長坂:ソニーに勤めていた時も、大好きなゲームに関わる仕事で非常に充実していました。しかし、自分がゲームオタクだからこそゲームに対してある違和感を覚えるようになり、起業を考えました。それは、楽しいときはプレイしている間だけで、ゲームをクリアして終わる瞬間は非常に虚しいことです。ゲームはユーザーの人生自体を楽しませているわけではないというモヤモヤが溜まり、その人たちの幸せにはどうすべきかを論文などを漁りながら考えました。その結果、人は自ら積極的に行動しているときに幸せを感じるので、ゲーミフィケーションを現実世界に実装すれば、人はゲームのように自分の人生を楽しめるのではないかという仮説を持ち、「みんチャレ」という行動変容と習慣化のアプリで起業をしました。

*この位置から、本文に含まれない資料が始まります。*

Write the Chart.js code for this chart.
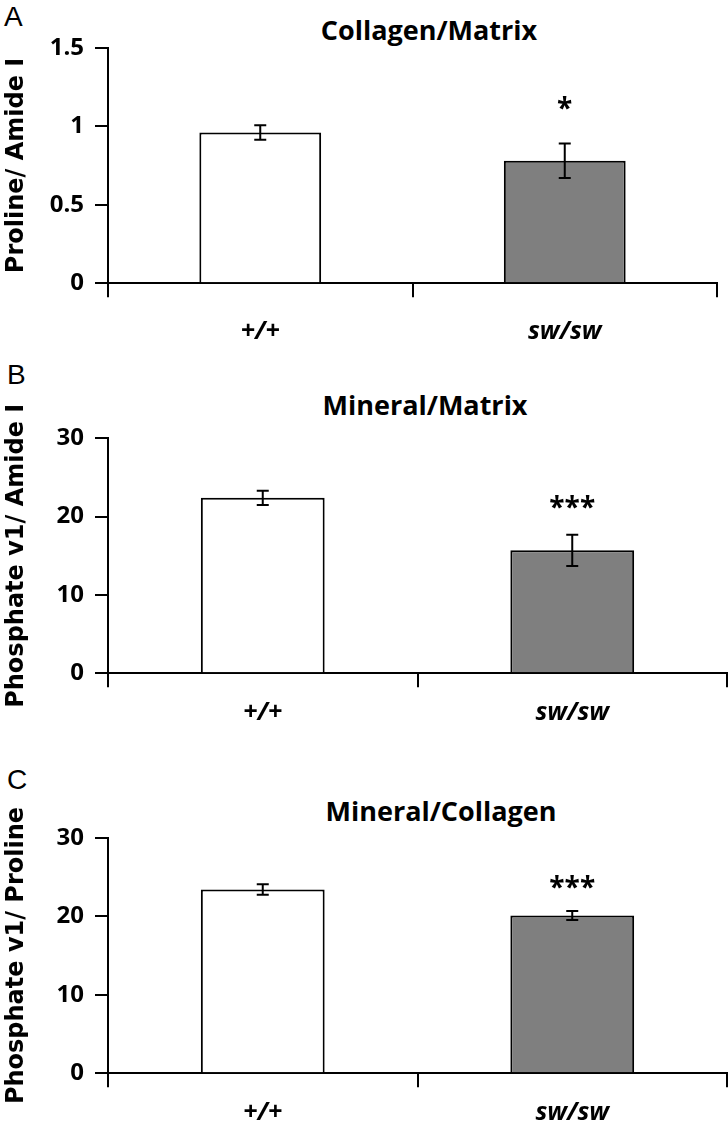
<!DOCTYPE html>
<html>
<head>
<meta charset="utf-8">
<script src="https://cdn.jsdelivr.net/npm/chart.js@4.4.0/dist/chart.umd.min.js"></script>
<style>
body { margin: 0; background: #fff; width: 728px; height: 1124px; position: relative; overflow: hidden; }
canvas { position: absolute; left: 0; }
.letter { position: absolute; font-family: "Liberation Sans", Arial, sans-serif; font-size: 28px; line-height: 28px; }
.ttl { position: absolute; font-family: "Open Sans", sans-serif; font-weight: bold; font-size: 27px; line-height: 27px; white-space: nowrap; transform: translateX(-50%); }
</style>
</head>
<body>
<div class="letter" style="left:4px;top:3px">A</div>
<div class="letter" style="left:7px;top:361px">B</div>
<div class="letter" style="left:7px;top:766px">C</div>
<div class="ttl" style="left:429px;top:16px">Collagen/Matrix</div>
<div class="ttl" style="left:425px;top:391px">Mineral/Matrix</div>
<div class="ttl" style="left:441px;top:797px">Mineral/Collagen</div>

<canvas id="chartA" width="728" height="360" style="top:0px"></canvas>
<canvas id="chartB" width="728" height="400" style="top:345px"></canvas>
<canvas id="chartC" width="728" height="410" style="top:735px"></canvas>

<script>
// genotypes
var groups = ['+/+', 'sw/sw'];

// A: collagen/matrix (proline / amide I)
var collagenMatrix = [0.96, 0.78];
var collagenMatrixErr = [0.046, 0.11];
var collagenMatrixStars = ['', '*'];

// B: mineral/matrix (phosphate v1 / amide I)
var mineralMatrix = [22.4, 15.7];
var mineralMatrixErr = [0.9, 2.0];
var mineralMatrixStars = ['', '***'];

// C: mineral/collagen (phosphate v1 / proline)
var mineralCollagen = [23.4, 20.1];
var mineralCollagenErr = [0.68, 0.57];
var mineralCollagenStars = ['', '***'];

var errorBars = {
  id: 'errorBars',
  afterDatasetsDraw: function(chart, args, opts) {
    var ctx = chart.ctx;
    var meta = chart.getDatasetMeta(0);
    var y = chart.scales.y;
    var vals = chart.data.datasets[0].data;
    ctx.save();
    ctx.strokeStyle = '#000';
    ctx.lineWidth = 2;
    for (var i = 0; i < vals.length; i++) {
      var x = meta.data[i].x;
      var top = y.getPixelForValue(vals[i] + opts.errors[i]);
      var bot = y.getPixelForValue(vals[i] - opts.errors[i]);
      ctx.beginPath();
      ctx.moveTo(x, top); ctx.lineTo(x, bot);
      ctx.moveTo(x - 6, top); ctx.lineTo(x + 6, top);
      ctx.moveTo(x - 6, bot); ctx.lineTo(x + 6, bot);
      ctx.stroke();
      if (opts.stars[i]) {
        ctx.fillStyle = '#000';
        ctx.font = 'bold 28px "Open Sans"';
        ctx.textAlign = 'center';
        ctx.textBaseline = 'middle';
        ctx.fillText(opts.stars[i], x, top - opts.starGap + 4);
      }
    }
    ctx.restore();
  }
};

function makePanel(id, values, errors, stars, yTitle, yMax, yStep, pad, labelPad, starGap) {
  return new Chart(document.getElementById(id), {
    type: 'bar',
    data: {
      labels: groups,
      datasets: [{
        data: values,
        backgroundColor: ['#ffffff', '#7f7f7f'],
        borderColor: '#000',
        borderWidth: 2,
        borderSkipped: 'start',
        barPercentage: 0.4,
        categoryPercentage: 1
      }]
    },
    options: {
      responsive: false,
      animation: false,
      layout: { padding: pad },
      plugins: {
        legend: { display: false },
        tooltip: { enabled: false },
        errorBars: { errors: errors, stars: stars, starGap: starGap }
      },
      scales: {
        x: {
          grid: { offset: true, drawOnChartArea: false, tickLength: 14, color: '#000', lineWidth: 2 },
          border: { color: '#000', width: 2 },
          ticks: {
            color: '#000',
            padding: labelPad,
            font: { family: '"Open Sans"', style: 'italic', weight: 'bold', size: 25 }
          },
          afterFit: function(s) { s.height = 70; }
        },
        y: {
          min: 0,
          max: yMax,
          grid: { drawOnChartArea: false, tickLength: 13, color: '#000', lineWidth: 2 },
          border: { color: '#000', width: 2 },
          ticks: {
            stepSize: yStep,
            color: '#000',
            padding: 11,
            font: { family: '"Open Sans"', weight: 'bold', size: 24 },
            callback: function(v) { return String(v); }
          },
          title: {
            display: true,
            text: yTitle,
            color: '#000',
            padding: { top: 2, bottom: 0 },
            font: { family: '"DejaVu Sans"', weight: 'bold', size: 24 }
          },
          afterFit: function(s) { s.width = 108; }
        }
      }
    },
    plugins: [errorBars]
  });
}

makePanel('chartA', collagenMatrix, collagenMatrixErr, collagenMatrixStars,
  'Proline/ Amide I', 1.5, 0.5,
  { top: 47.7, bottom: 6.7, left: 0, right: 11 }, 19.7, 37);
makePanel('chartB', mineralMatrix, mineralMatrixErr, mineralMatrixStars,
  'Phosphate v1/ Amide I', 30, 10,
  { top: 93.3, bottom: 1.7, left: 0, right: 1 }, 10.7, 30);
makePanel('chartC', mineralCollagen, mineralCollagenErr, mineralCollagenStars,
  'Phosphate v1/ Proline', 30, 10,
  { top: 102.7, bottom: 1.7, left: 0, right: 1 }, 10.2, 25.5);
</script>
</body>
</html>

下西:ご自身が大好きなゲームを突き詰めた先に、人生自体を豊かにするゲームを作るという本当にやりたいことが見つかったのですね。水野さんはどうですか?
水野:大学に入ってから3〜4年ほどダンスミュージックやテクノなどの音楽を作っていました。ところが、自分にはセンスがない。手の届かない天才がいるんです。そこでこの先どうすればいいか迷い、留年して、いよいよ追い込まれたとき当時読んでいた音楽機材の雑誌の編集部に「なんでもするから働かせてくれ」とお願いして、裏方の世界で生きていくことを決意しました。今はクリエイターを支援したりプロデューサーをしたりしながらコンテンツ制作に携わっていますが、クリエイターの人には頭が上がりません。

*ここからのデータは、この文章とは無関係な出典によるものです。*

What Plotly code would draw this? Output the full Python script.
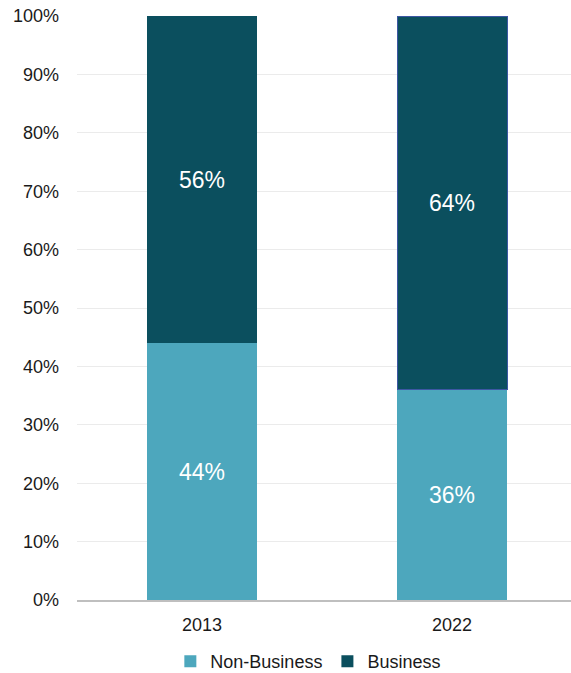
import plotly.graph_objects as go

years = ["2013", "2022"]
non_business = [44, 36]
business = [56, 64]

NON_BUS_COLOR = "#4DA7BD"
BUS_COLOR = "#0B4F5E"
FONT = "Liberation Sans"

fig = go.Figure()
fig.add_trace(go.Bar(
    x=years, y=non_business, name="Non-Business",
    marker=dict(color=NON_BUS_COLOR, line=dict(width=0)),
    text=[f"{v}%" for v in non_business], textposition="inside",
    insidetextanchor="middle",
    textfont=dict(color="white", size=23, family=FONT),
    width=0.44,
))
fig.add_trace(go.Bar(
    x=years, y=business, name="Business",
    marker=dict(color=BUS_COLOR,
                line=dict(width=[0, 1], color=["rgba(0,0,0,0)", "#3D57A3"])),
    text=[f"{v}%" for v in business], textposition="inside",
    insidetextanchor="middle",
    textfont=dict(color="white", size=23, family=FONT),
    width=0.44,
))

fig.update_layout(
    barmode="stack",
    width=571, height=673,
    margin=dict(l=77, r=0, t=16, b=73, autoexpand=False),
    paper_bgcolor="white", plot_bgcolor="white",
    font=dict(family=FONT, size=18, color="#1a1a1a"),
    uniformtext=dict(mode=False),
    showlegend=True,
    legend=dict(orientation="h", x=0.54, xanchor="center",
                xref="container", yref="container", y=0.017, yanchor="middle",
                font=dict(size=18), itemwidth=30, traceorder="normal",
                tracegroupgap=0),
    xaxis=dict(type="category", range=[-0.5, 1.476], showline=True,
               linecolor="#bfbfbf", linewidth=1.5, ticks="", showgrid=False,
               tickfont=dict(size=18), ticklabelstandoff=8),
    yaxis=dict(range=[0, 100], dtick=10, ticksuffix="%", showgrid=True,
               gridcolor="#ebebeb", gridwidth=1, zeroline=False, showline=False,
               tickfont=dict(size=18), ticklabelstandoff=17),
)

fig.write_html("out.html")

下西:音楽で勝負する夢は叶わなかったわけですが、そのような過去を経て今の仕事をやられている心境は?
水野:もちろん音楽で生きていけたらそれに越したことはなかったでしょうが、一度はクリエイターの世界を志したからこそ、クリエイターの気持ちを理解できたりクリエイティブ思考でサービスを設計できたりするようなところがあります。そういう意味で無駄ではなかったと思います。また、当社で公開したメッセージアプリ用のスタンプは世界中で約50億ダウンロードされました。コンテンツを世界中に届けるという意味では、夢見ていたことに近いと思います。学生の時の夢や熱中していたことが今の仕事につながっているのは、後から振り返ってみて初めて分かったことです。将来を合理的に設計することも大事かもしれませんが、やはり自分の根底にある想いと、自分の場合はクリエイター的な思考に立ち返ることが重要だと思います。
下西:学生時代に熱中していたことが現在につながっているんですね。学生時代の夢は叶わずとも、そこで感じたことが今の仕事の哲学になっていることは共通しています。長い人生には一見将来のキャリアにつながらない回り道こそ必要なのかもしれません。